Dal romanzo alla poesia
Se come icone della coscienza poetica e popolare ci sono gli interventi in vernacolo, si sviluppa, così, contemporaneamente, negli interventi letterari, uno sguardo verso il contesto italiano e europeo, con riflessioni sulla possibilità del rapporto tra poesia e società.
La citazione dantesca utilizzata come epigrafe, già elegge il periodico di Saverio Vitari e Francesco Scaglione, e dei numerosi scrittori, tra cui Biagio Miraglia, Vincenzo Padula, Domenico Mauro a quella che può essere considerata un’opera letteraria tipicamente romantica, con l’attenzione a Dante e a Manzoni, all’eticità delle letteratura come testimonianza storica della vita e dell’attività dei giovani intellettuali cosentini prima del quarantotto. Le riflessioni sul rapporto tra poesia e vita sono al centro del dibattito tra le pagine del Calabrese. In particolare la nascita del romanzo è argomentata da Padula fino ad illustrare il punto in cui si pone l’attività dell’intellettuale romantico.
Troviamo quindi una forte critica sociale, che testimonia una altrettanto marcata coscienza storica della posizione del poeta, e delle differenze nazionali della poesia, e dunque della vita, come unità inscindibili, in cui l’una è specchio dell’altra:
La posizione dell’intellettuale è dunque colpita dalle stesse scosse che intaccano la stabilità sociale ed è per questo motivo che aumenta il divario tra gli intellettuali e la realtà.
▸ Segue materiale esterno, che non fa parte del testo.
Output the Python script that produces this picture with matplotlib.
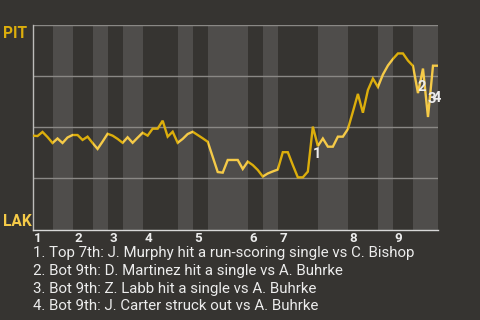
import matplotlib
matplotlib.use("Agg")
import matplotlib.pyplot as plt
import numpy as np

plt.rcParams['font.family'] = ['Roboto', 'DejaVu Sans']

# ---- data ----
# win probability (PIT) after each plate appearance (pixel y -> value)
wp_pixels = [135.7, 136, 132, 137, 143, 138.5, 143, 137.5, 135, 135,
             140, 136.7, 143, 149, 141.5, 133.7, 135.7, 139, 142.7, 137.3,
             142.7, 137.7, 132.7, 135.7, 128.7, 128.7, 120.7, 136.7, 131.7, 142.7,
             139, 134, 131.7, 135, 138.3, 141.7, 157, 172, 172.7, 160,
             160, 160, 169, 161.7, 165, 170, 176.5, 173.5, 171.5, 169.5,
             152.3, 152.3, 165, 177.3, 177.3, 171.7, 126.7, 146, 138.5, 146.7,
             146.7, 136.7, 136.7, 129, 111.7, 94, 112.7, 90, 78.5, 87,
             74.5, 65.5, 59, 53.5, 53.5, 60.5, 66, 93, 68.5, 117,
             65.7, 65.7]
win_prob = [round((229.5 - p) / 204.5, 3) for p in wp_pixels]
pa_index = list(range(len(win_prob)))

# half-inning boundaries (in plate appearances)
half_inning_bounds = [0, 4, 8, 12, 15, 18, 22, 29, 32, 35, 43, 46, 49, 57, 63, 69, 72, 76, 81]
inning_labels = ['1', '2', '3', '4', '5', '6', '7', '8', '9']

# key events
event_ids = ['1', '2', '3', '4']
event_pa = [56, 77, 79, 80]
event_label_wp = [0.368, 0.698, 0.638, 0.643]
event_texts = [
    "1. Top 7th: J. Murphy hit a run-scoring single vs C. Bishop",
    "2. Bot 9th: D. Martinez hit a single vs A. Buhrke",
    "3. Bot 9th: Z. Labb hit a single vs A. Buhrke",
    "4. Bot 9th: J. Carter struck out vs A. Buhrke",
]
teams = ['PIT', 'LAK']

# ---- style ----
BG = '#363431'
BAND_LIGHT = '#4f4d4b'
GRID = '#8a8885'
COL_TOP = '#dcae0c'
COL_BOT = '#f5ca48'
TXT = '#ececec'

W, H = 480, 320
fig = plt.figure(figsize=(W / 100, H / 100), dpi=100, facecolor=BG)
ax_l, ax_r, ax_t, ax_b = 32.5, 438, 25, 229.5
ax = fig.add_axes([ax_l / W, 1 - ax_b / H, (ax_r - ax_l) / W, (ax_b - ax_t) / H])
ax.set_facecolor(BG)
ax.set_xlim(half_inning_bounds[0], half_inning_bounds[-1])
ax.set_ylim(0, 1)

for s in ['top', 'right']:
    ax.spines[s].set_visible(False)
ax.spines['left'].set_color('#bdbcba')
ax.spines['left'].set_linewidth(1.0)
ax.spines['bottom'].set_color('#d8d8d8')
ax.spines['bottom'].set_linewidth(1.0)
ax.set_xticks([])
ax.set_yticks([])

for g in [0.25, 0.5, 0.75, 1.0]:
    ax.axhline(g, color=GRID, lw=1.0, zorder=1)

for k in range(len(half_inning_bounds) - 1):
    x0, x1 = half_inning_bounds[k], half_inning_bounds[k + 1]
    is_top = (k % 2 == 0)
    band = ax.axvspan(x0, x1, color=BG if is_top else BAND_LIGHT, lw=0, zorder=0)
    ln, = ax.plot(pa_index, win_prob, color=COL_TOP if is_top else COL_BOT,
                  lw=1.7, zorder=3, solid_joinstyle='miter')
    ln.set_clip_path(band)

# inning labels at start of each top half
for i, lab in enumerate(inning_labels):
    x0 = half_inning_bounds[2 * i]
    ax.annotate(lab, xy=(x0, 0), xycoords='data', xytext=(1.5, -2.5),
                textcoords='offset pixels', ha='left', va='top',
                fontsize=9.6, fontweight='bold', color=TXT)

# event markers
for eid, epa, ey in zip(event_ids, event_pa, event_label_wp):
    ax.annotate(eid, xy=(epa, ey), xycoords='data', xytext=(0, 0),
                textcoords='offset pixels', ha='left', va='center',
                fontsize=10.5, fontweight='bold', color=TXT, zorder=5)

# team labels
fig.text(3 / W, 1 - 25.5 / H, teams[0], ha='left', va='top', fontsize=11.2,
         fontweight='bold', color=COL_TOP)
fig.text(3 / W, 1 - 225.5 / H, teams[1], ha='left', va='baseline', fontsize=11.2,
         fontweight='bold', color=COL_BOT)

# event descriptions
y0, dy = 253.3, 17.7
for i, t in enumerate(event_texts):
    fig.text(33 / W, 1 - (y0 + i * dy) / H, t, ha='left', va='center',
             fontsize=10.8, color=TXT)

fig.savefig('out.png', dpi=100, facecolor=BG)
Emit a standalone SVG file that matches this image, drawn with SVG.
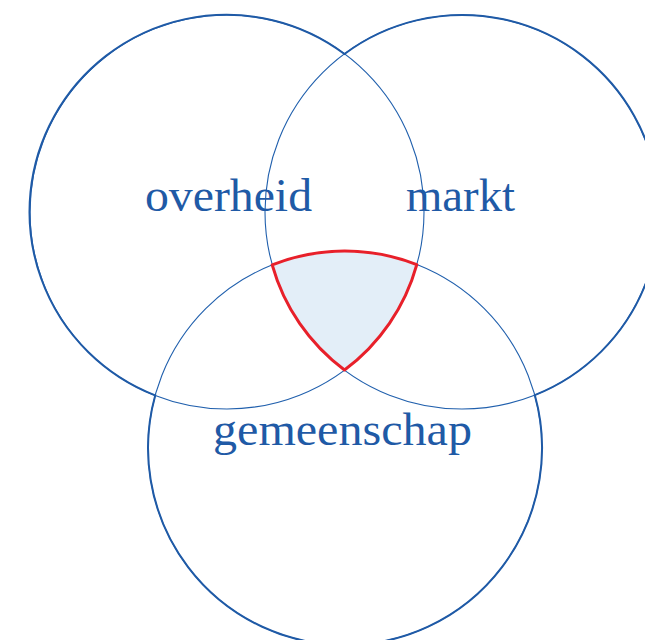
<svg xmlns="http://www.w3.org/2000/svg" width="645" height="640" viewBox="0 0 645 640">
  <style>
    .ring { fill: none; stroke: #2160ad; stroke-width: 1.1; }
    .rim { fill: none; stroke: #1f5aa6; stroke-width: 2; }
    .core { fill: #e3eef8; stroke: #e8202a; stroke-width: 3; stroke-linejoin: round; }
    .label { font-family: "Liberation Serif", "DejaVu Serif", serif; font-size: 46px; fill: #1f5aa6; }
  </style>
  <rect width="645" height="640" fill="#ffffff"/>

  <g id="overheid-ring"><circle class="ring" cx="227" cy="212" r="197"/></g>
  <g id="markt-ring"><circle class="ring" cx="462" cy="212" r="197"/></g>
  <g id="gemeenschap-ring"><circle class="ring" cx="345" cy="448" r="197"/></g>

  <!-- heavier outline along the outer edge of the union -->
  <g id="outline">
    <path class="rim" d="M 344.5 54 A 197 197 0 1 0 155.2 395.4 A 197 197 0 1 0 534.8 395.1 A 197 197 0 1 0 344.5 54 Z"/>
  </g>

  <!-- shared core: intersection of all three circles -->
  <g id="core">
    <path class="core" d="M 272.2 264.9 A 197 197 0 0 1 416.8 264.6 A 197 197 0 0 1 344.5 370 A 197 197 0 0 1 272.2 264.9 Z"/>
  </g>

  <g id="overheid">
    <text class="label" x="145" y="211" textLength="167" lengthAdjust="spacingAndGlyphs">overheid</text>
  </g>
  <g id="markt">
    <text class="label" x="406" y="211" textLength="109" lengthAdjust="spacingAndGlyphs">markt</text>
  </g>
  <g id="gemeenschap">
    <text class="label" x="213" y="445" textLength="259" lengthAdjust="spacingAndGlyphs">gemeenschap</text>
  </g>
</svg>
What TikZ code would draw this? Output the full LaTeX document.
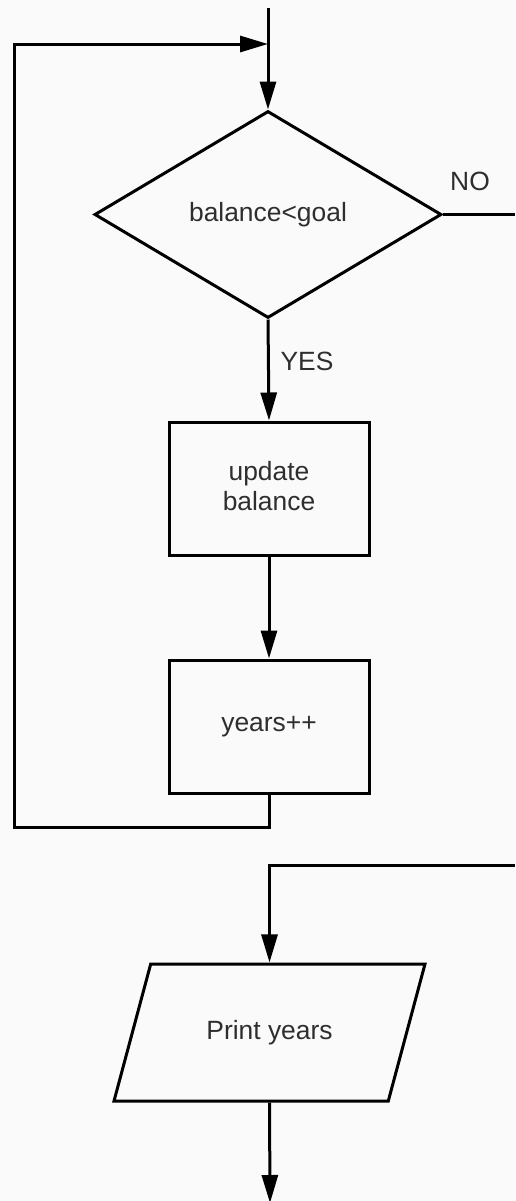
\documentclass[tikz,border=0pt]{standalone}
\usepackage{fontspec}
\setmainfont{Liberation Sans}
\usetikzlibrary{shapes.geometric,arrows.meta}
\begin{document}
\begin{tikzpicture}[x=0.5pt,y=-0.5pt,
  line width=1.5pt,
  >={Triangle[length=14pt,width=8pt]},
  font=\fontsize{13.2}{15}\selectfont,
  every node/.style={text=black!82},
  dia/.style={draw=black, diamond, minimum width=173.5pt, minimum height=103.5pt, inner sep=0pt},
  procbox/.style={draw=black, rectangle, minimum width=100pt, minimum height=66.5pt, inner sep=0pt, align=center},
  iobox/.style={draw=black, trapezium, trapezium left angle=75, trapezium right angle=105,
     trapezium stretches body=true, text height=9.5pt, text depth=2.8pt,
     inner xsep=0pt, inner ysep=28.1pt, minimum width=155.5pt},
  lbl/.style={inner sep=0pt}
]
\fill[black!2] (0,0) rectangle (515,1201);
\useasboundingbox (0,0) rectangle (515,1201);

% nodes
\node[dia] (dec) at (268,214.5) {balance<goal};
\node[procbox] (upd) at (269,488.5) {\raisebox{2.5pt}{\shortstack{update\\balance}}};
\node[procbox] (yrs) at (269,726.5) {years++};
\node[iobox] (prt) at (269.5,1032.5) {Print years};
\node[lbl] (no) at (470,181) {NO};
\node[lbl] (yes) at (307,361) {YES};

% coordinates
\coordinate (top) at (268,8);
\coordinate (join) at (268,44);
\coordinate (noend) at (515,214.5);
\coordinate (c1) at (14,827);
\coordinate (rin) at (515,865);
\coordinate (out) at (270,1203);

% connectors
\draw (top) -- (join);
\draw[->] (join) -- (dec.north);
\draw (dec.east) -- (noend);
\draw[->] (dec.south) -- (upd.north);
\draw[->] (upd.south) -- (yrs.north);
\draw[->] (yrs.south) |- (c1) |- (join);
\draw[->] (rin) -| (prt.north);
\draw[->] (prt.south) -- (out);
\end{tikzpicture}
\end{document}
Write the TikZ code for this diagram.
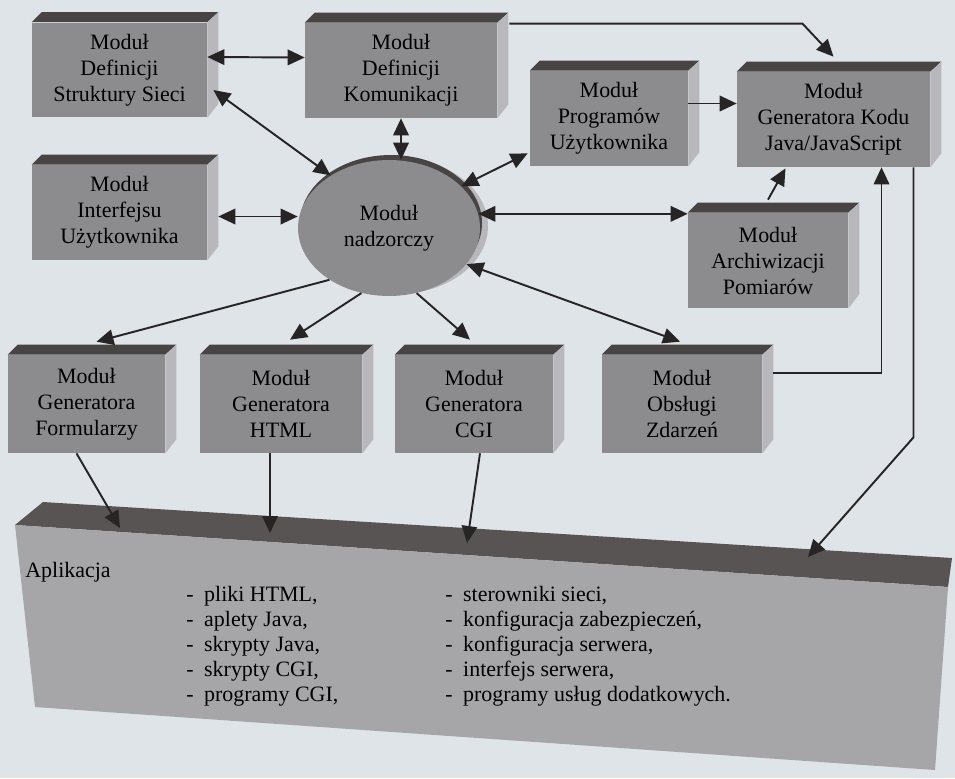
\documentclass[tikz,border=0pt]{standalone}
\usepackage{fontspec}
\setmainfont{Liberation Serif}
\usetikzlibrary{shapes.geometric,arrows.meta,calc}

\definecolor{paper}{RGB}{223,228,232}
\definecolor{face}{RGB}{140,140,142}
\definecolor{topface}{RGB}{72,68,68}
\definecolor{sideface}{RGB}{184,184,188}
\definecolor{slabface}{RGB}{166,166,169}
\definecolor{slabtop}{RGB}{88,84,84}
\definecolor{ink}{RGB}{38,36,36}

\begin{document}
\begin{tikzpicture}[x=0.02cm,y=-0.02cm,
  modul/.style={rectangle,fill=face,text=black,align=center,inner sep=0pt,
    minimum height=1.9cm,font=\fontsize{12.5}{14.8}\selectfont},
  txtline/.style={anchor=base west,inner sep=0pt,text=black,
    font=\fontsize{12.5}{14.8}\selectfont},
  link/.style={ink,line width=1.1pt},
  >={Triangle[length=3.4mm,width=3.1mm]}]

  \fill[paper] (0,0) rectangle (955,778);
  \useasboundingbox (0,0) rectangle (955,778);

  % application slab
  \coordinate (s1) at (15,525);
  \coordinate (s2) at (948,587);
  \coordinate (s3) at (935,770);
  \coordinate (s4) at (35,707);
  \fill[slabtop] (s1) -- (43,502) -- (952,558) -- (s2) -- cycle;
  \fill[slabface] (s1) -- (s2) -- (s3) -- (s4) -- cycle;

  \node[txtline] (aplik) at (25,577) {Aplikacja};
  \foreach \txt [count=\i] in {{pliki HTML,},{aplety Java,},{skrypty Java,},
      {skrypty CGI,},{programy CGI,}}
    \node[txtline] (files\i) at (186,576+25*\i) {-\hspace{2.1mm}\txt};
  \foreach \txt [count=\i] in {{sterowniki sieci,},{konfiguracja zabezpieczeń,},
      {konfiguracja serwera,},{interfejs serwera,},{programy usług dodatkowych.}}
    \node[txtline] (serv\i) at (445,576+25*\i) {-\hspace{2.1mm}\txt};

  % modules
  \node[modul,minimum width=3.5cm] (strukt) at (119.5,70) {Moduł\\Definicji\\Struktury Sieci};
  \node[modul,minimum width=3.84cm] (komun) at (401,70.5) {Moduł\\Definicji\\Komunikacji};
  \node[modul,minimum width=3.5cm] (interf) at (119.5,212.5) {Moduł\\Interfejsu\\Użytkownika};
  \node[modul,minimum width=3.16cm] (program) at (609,118.5) {Moduł\\Programów\\Użytkownika};
  \node[modul,minimum width=3.86cm] (kod) at (833.5,119.5) {Moduł\\Generatora Kodu\\Java/JavaScript};
  \node[modul,minimum width=3.2cm] (archiw) at (768,260.5) {Moduł\\Archiwizacji\\Pomiarów};
  \node[modul,minimum width=3.14cm,minimum height=1.96cm] (formul) at (86.5,404) {Moduł\\Generatora\\Formularzy};
  \node[modul,minimum width=3.24cm,minimum height=1.96cm] (html) at (281,404) {Moduł\\Generatora\\HTML};
  \node[modul,minimum width=3.16cm,minimum height=1.96cm] (cgi) at (474,404) {Moduł\\Generatora\\CGI};
  \node[modul,minimum width=3.2cm,minimum height=1.96cm] (zdarz) at (682,404) {Moduł\\Obsługi\\Zdarzeń};

  \foreach \m in {strukt,komun,interf,program,kod,archiw,formul,html,cgi,zdarz} {
    \fill[topface] (\m.north west) -- ++(10,-10) -- ($(\m.north east)+(11,-10)$) -- (\m.north east) -- cycle;
    \fill[sideface] (\m.north east) -- ++(11,-10) -- ($(\m.south east)+(11,-14)$) -- (\m.south east) -- cycle;
  }

  % supervisor
  \fill[sideface] (397,226) ellipse [x radius=91,y radius=68];
  \fill[topface] (391,223) ellipse [x radius=91,y radius=68];
  \node[ellipse,fill=face,text=black,align=center,inner sep=0pt,minimum width=3.64cm,
    minimum height=2.72cm,font=\fontsize{12.5}{14.8}\selectfont] (nadzor) at (389,228) {Moduł\\nadzorczy};

  % connections
  \coordinate (i1) at ($(interf.east)+(11,4)$);
  \coordinate (k1) at ($(komun.north east)+(12,1)$);
  \coordinate (k2) at ($(kod.north)+(-31,-48)$);
  \coordinate (inF) at (120,528);
  \coordinate (inH) at (270,533);
  \coordinate (inC) at (467,543);
  \coordinate (inK) at (808,557);

  \draw[link,<->] ($(strukt.east)+(0,-13)$) -- ($(komun.west)+(0,-13)$);
  \draw[link,<->] ($(strukt.east)+(6,20)$) -- (nadzor.138);
  \draw[link,<->] (komun.south) -- (komun.south |- nadzor.north);
  \draw[link,<->] (i1) -- (i1 -| nadzor.west);
  \draw[link,<->] (nadzor.30) -- ($(program.south west)+(-2,-13)$);
  \draw[link,<->] (nadzor.9) -- (nadzor.9 -| archiw.west);
  \draw[link,->] ($(archiw.north)+(0,-13)$) -- ($(kod.south)+(-48,1)$);
  \draw[link,->] ($(program.east)+(0,-15)$) -- ($(kod.west)+(0,-16)$);
  \draw[link,->] (k1) -- (k2) -- ($(kod.north)+(0,-15)$);
  \draw[link,->] ($(zdarz.east)+(11,-31)$) -| ($(kod.south)+(48,0)$);
  \draw[link,->] ($(kod.south)+(80,0)$) -- ++(0,270) -- (inK);

  \draw[link,->] (nadzor.221) -- ($(formul.north)+(10,-13)$);
  \draw[link,->] (nadzor.247) -- ($(html.north)+(9,-15)$);
  \draw[link,->] (nadzor.293) -- ($(cgi.north)+(-4,-15)$);
  \draw[link,<->] (nadzor.335) -- ($(zdarz.north)+(-2,-13)$);

  \draw[link,->] ($(formul.south)+(-10,0)$) -- (inF);
  \draw[link,->] ($(html.south)+(-11,0)$) -- (inH);
  \draw[link,->] ($(cgi.south)+(6,0)$) -- (inC);
\end{tikzpicture}
\end{document}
La disarmonizzazione tra ciò che accade e il lavoro poetico è l’inevitabile risultato della situazione storica affrontata con gli strumenti degli ideali romantici, che, come tali, si oppongono naturalmente a ciò che vincola il comportamento umano. Il tipo di forma letteraria che entra in gioco negli interventi è strettamente legato ad un orizzonte immaginario e spesso drammatico, tipico della poesia romantica.
Là dove le analisi delle opere e delle situazioni artistico-intellettuali si intrecciano alla riflessione sociale, di stampo generale, almeno fino a che Il Calabrese non si trasforma in Il Calabrese Rigenerato, è evidente il riflesso delle influenze strettamente romantiche. Nel divario tra ciò che può essere immaginato come ideale e ciò che effettivamente si pone sotto gli occhi dei giovani calabresi e cosentini, emerge lo sguardo a volte rassegnato rispetto ad una crescita socio-culturale non soltanto locale ma che riguarda il paese e l’intero panorama sul quale l’occhio del poeta si può posare. Divario che si impone là dove la riflessione prende le mosse per differenza rispetto al passato. Si osserva così, dapprima, come il poeta poteva, nell’antichità, svolgere il suo compito all’interno dello spazio sociale arrivando a poter collocare il suo trono nella vita reale, nella società positiva, nel regno dello spirito. Ma questa posizione non è più quella dell’intellettuale moderno, costretto ad allontanarsi dalla realtà per poter operare, e a rifiutare la società e perciò obbligato all’isolamento. In questo sembra spegnersi la possibilità di una secolarizzazione della sua attività, ossia una materializzazione sociale della sua azione. La poesia, stretta nella sua individualità, appare divergente dall’azione sociale che allontana e spezza ogni possibilità di crescita intellettuale che sia fruttuosa e fertile. Per queste ragioni la società è vista come un deserto e gli individui che ne sono parti un mucchio di cenere, così il poeta stesso è un fantasma, invisibile a chi non può riconoscerlo.
Abbandonata la corrispondenza tra arte e vita, persa l’armonia tra le variabili sociali, rimane la condizione permanente dell’artista come forza oppositiva e contraria.